Dave’s challenge was to invent a pulsed high-voltage magnet that operated inside the accelerator’s high vacuum chamber and with an aperture big enough for the beam to pass through at injection and strong enough in deflecting field to kick the 28 GeV beam bunches. A septum magnet would then steer the kicked beam out of the machine and onto a target or into another accelerator. The voltage needed to power this “full aperture kicker magnet”, as the device was called, was 60 kV. A length of high-quality coaxial line, charged to this voltage, produced a pulse of tens of kA when a spark gap (later a thyratron switch) was fired. The pulse was fed into the matched impedance of the ferrite cored magnet. The rise time of the pulse had to be less than the 100 ns between bunches, and the pulse had to be rigorously flat, with an equally rapid fall time. Dave’s inventive imagination was brilliant and equal to any of the great accelerator engineers that made CERN possible. He led a small team, Denis Grier, Klaus Metzmacher, Peter Pearce and Stuart Simpson, to complete the device, and founded a generation of many fast switching magnets that, like points in a railroad system, directed CERN’s beams of particles as they threaded their way from Booster to PS to SPS (sometimes diverted via the Antiproton Accumulator and LEAR, and later to LEP, but finally to the Large Hadron Collider). All this was done with characteristic precision and reliability, for a misdirected bunch train might easily bore a hole in the vacuum system or even one of the LHC’s precious superconducting magnets. In spite of all these subsequent projects, Dave was most proud of this first Full Aperture Kicker system and the fact that it is still operational and continues to provide beam pulses today for the CERN accelerator complex.

Dave’s team grew in size to become the BT Group in the PS Division and its responsibilities expanded to include the magnetic septa that followed the kickers. He recruited nationals of many countries and from a variety of engineering backgrounds, leading them to achieve results that none of them as individuals could have hoped for.
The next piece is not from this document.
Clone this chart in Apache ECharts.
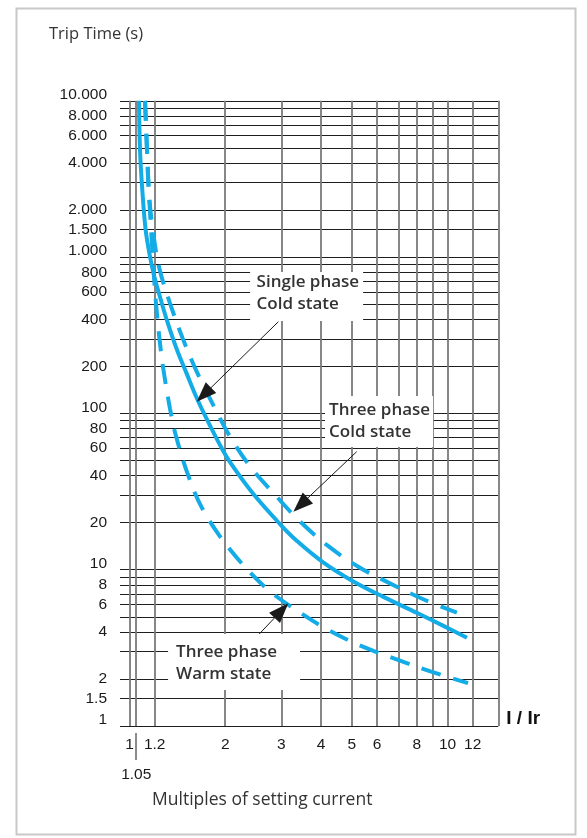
<!DOCTYPE html>
<html><head><meta charset="utf-8">
<script src="https://cdn.jsdelivr.net/npm/echarts@6/dist/echarts.min.js"></script>
<style>html,body{margin:0;padding:0;background:#fff}#c{width:587px;height:838px}</style>
</head><body><div id="c"></div>
<script>
// ---- data ----
const singlePhaseCold = [[1.071,10000],[1.079,4850],[1.097,2690],[1.124,1490],[1.16,1006],[1.197,750],[1.247,556],[1.309,398],[1.406,259],[1.514,179],[1.626,126],[1.75,91.8],[1.928,62.4],[2.07,48.8],[2.449,30.6],[2.972,19.6],[3.357,15.3],[4.074,11.1],[5.058,8.41],[6.281,6.7],[8.0,5.3],[9.705,4.37],[11.51,3.67]];
const threePhaseCold = [[1.119,10000],[1.135,4845],[1.152,2497],[1.188,1420],[1.241,848],[1.341,506],[1.47,302],[1.627,185],[1.834,113],[2.07,71],[2.42,44.5],[2.87,30.1],[3.40,20.8],[4.17,14.4],[5.24,10.45],[6.59,8.18],[8.39,6.47],[10.7,5.31]];
const threePhaseWarm = [[1.119,10000],[1.135,4842],[1.152,2495],[1.175,1259],[1.199,661],[1.222,417],[1.245,288],[1.277,193],[1.341,107],[1.398,72.4],[1.513,42.7],[1.666,26.3],[1.915,16.6],[2.266,10.84],[2.733,7.41],[3.396,5.4],[4.22,4.11],[5.37,3.24],[6.88,2.68],[8.88,2.23],[11.6,1.88]];
const xGridValues = [1,1.05,1.2,2,3,4,5,6,7,8,9,10,12,14.44];
const xTickLabels = [1,1.2,2,3,4,5,6,8,10,12];
const xExtraLabel = [1.05];
const yGridValues = [1,1.5,2,3,4,5,6,7,8,9,10,20,30,40,50,60,70,80,90,100,200,300,400,500,600,700,800,900,1000,1500,2000,3000,4000,5000,6000,7000,8000,9000,10000];
const yTickLabels = [1,1.5,2,4,6,8,10,20,40,60,80,100,200,400,600,800,1000,1500,2000,4000,6000,8000,10000];
const annotationTexts = ['Single phase\nCold state', 'Three phase\nCold state', 'Three phase\nWarm state'];

// annotation anchors (data coordinates) and styles
const annotationLayout = [
  {at:[3.604,560], arrowFrom:[2.938,386], arrowTo:[1.713,131.7], size:[113,49], offset:[-50,-3]},
  {at:[6.09,88.8], arrowFrom:[5.18,56.9], arrowTo:[3.452,26.0], size:[108,51], offset:[-50,0]},
  {at:[2.132,2.568], arrowFrom:[2.512,3.727], arrowTo:[3.004,5.474], size:[132,56], offset:[-58,1]}
];

const BLUE = '#14ace6';
const LABEL_FONT = 'Liberation Sans, Arial, sans-serif';
const TEXT_FONT = 'Open Sans, Noto Sans, sans-serif';

function fmtY(v){
  if (v >= 1000) return String(Math.round(v)).replace(/\B(?=(\d{3})+(?!\d))/g,'.');
  return String(v);
}
const isDecade = v => [1,10,100,1000,10000].indexOf(Math.round(v*1000)/1000) >= 0;

const chart = echarts.init(document.getElementById('c'), null, {renderer:'canvas'});
chart.setOption({
  animation:false,
  backgroundColor:'#fff',
  title:[
    {text:'Trip Time (s)', left:49, top:26, padding:0, textStyle:{fontFamily:TEXT_FONT, fontSize:16.5, fontWeight:'normal', color:'#333'}},
    {text:'Multiples of setting current', left:152, top:791, padding:0, textStyle:{fontFamily:TEXT_FONT, fontSize:17.5, fontWeight:'normal', color:'#333'}}
  ],
  graphic:[{type:'rect', left:14, top:6, shape:{width:559, height:826}, style:{fill:'none', stroke:'#c8c8c8', lineWidth:2}, silent:true, z:-1}],
  grid:{left:120, right:88.7, top:100.8, bottom:112},
  xAxis:[{
    type:'log', logBase:10, min:0.9335, max:14.44,
    name:'I / Ir', nameLocation:'end', nameGap:8,
    nameTextStyle:{fontFamily:LABEL_FONT, fontSize:19, fontWeight:'bold', color:'#111', verticalAlign:'bottom', padding:[0,0,-2,0]},
    axisLine:{show:false},
    axisTick:{show:false, customValues:xGridValues},
    splitLine:{show:true, lineStyle:{color:'#7a7a7a', width:1.8}},
    axisLabel:{customValues:xTickLabels, margin:11, fontFamily:LABEL_FONT, fontSize:15.5, color:'#1a1a1a', formatter:v=>String(v)}
  },{
    type:'log', logBase:10, min:0.9335, max:14.44, position:'bottom', offset:7,
    axisLine:{show:false},
    axisTick:{show:true, customValues:xExtraLabel, length:27, lineStyle:{color:'#666', width:1.5}},
    splitLine:{show:false},
    axisLabel:{customValues:xExtraLabel, margin:34, fontFamily:LABEL_FONT, fontSize:15.5, color:'#1a1a1a', formatter:v=>String(v)}
  }],
  yAxis:[{
    type:'log', logBase:10, min:1, max:10000,
    axisLine:{show:false},
    axisTick:{show:false, customValues:yGridValues},
    splitLine:{show:true, lineStyle:{color:'#1e1e1e', width:1.2}},
    axisLabel:{customValues:yTickLabels, margin:13, fontFamily:LABEL_FONT, fontSize:15.5, color:'#1a1a1a',
      formatter:v=> isDecade(v) ? '{u|'+fmtY(v)+'}' : fmtY(v),
      rich:{u:{padding:[0,0,12,0], fontFamily:LABEL_FONT, fontSize:15.5, color:'#1a1a1a'}}}
  }],
  series:[
    {type:'line', name:'Single phase cold state', data:singlePhaseCold, smooth:0.35, symbol:'none',
     lineStyle:{color:BLUE, width:4}, z:3,
     markPoint:{silent:true, symbol:'rect', animation:false,
       data: annotationLayout.map((a,i)=>({coord:a.at, symbolSize:a.size, itemStyle:{color:'#fff'},
         label:{show:true, position:'inside', formatter:annotationTexts[i], align:'left', verticalAlign:'middle', offset:a.offset,
           fontFamily:TEXT_FONT, fontSize:17, fontWeight:600, color:'#333', lineHeight:22}}))},
     markLine:{silent:true, animation:false, symbol:['none','triangle'], symbolSize:[15,20],
       lineStyle:{color:'#1a1a1a', width:1, type:'solid'}, label:{show:false},
       data: annotationLayout.map(a=>[{coord:a.arrowFrom},{coord:a.arrowTo}])}
    },
    {type:'line', name:'Three phase cold state', data:threePhaseCold, smooth:0.35, symbol:'none',
     lineStyle:{color:BLUE, width:4, type:[20,13]}, z:3},
    {type:'line', name:'Three phase warm state', data:threePhaseWarm, smooth:0.35, symbol:'none',
     lineStyle:{color:BLUE, width:4, type:[20,13]}, z:3}
  ]
});
</script>
</body></html>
His secret for gaining their respect was a firm, fair and humane style of management, encouraging new ideas that enabled many advanced pulsed systems to be developed under his leadership.

Dave’s most productive years (he called them his Golden Years) were spent working for Roy Billinge and Eiffion Jones as they put together the Antiproton Accumulator – this needed many pulsed devices for which he built the power supply – for a magnetic horn, and a frightening device, the lithium lens (originally from Novosibirsk), which combined high voltages and current and sent a pulse through a rod of lithium. The slightest leak from the water cooling system would have set this device on fire, and through it travelled the most intense and concentrated beam of protons CERN was able to produce at the time. In Dave’s safe hands this was just another case of “no problem”.

Dave’s last project before taking early retirement in 1993 was the pulsed high-voltage supply for the ISOLDE radioactive beam target station, a project he worked on with Tony Fowler. Yet even in the month he died, he was very proud of the first Full Aperture Kicker, which is still pulsing away after 40 years and is set to do so as long as the PS machine is driving the CERN complex.

We share our sorrow with his family and we convey our deepest condolences and sympathy to Brenda, Susan, Keith, Ian and their families.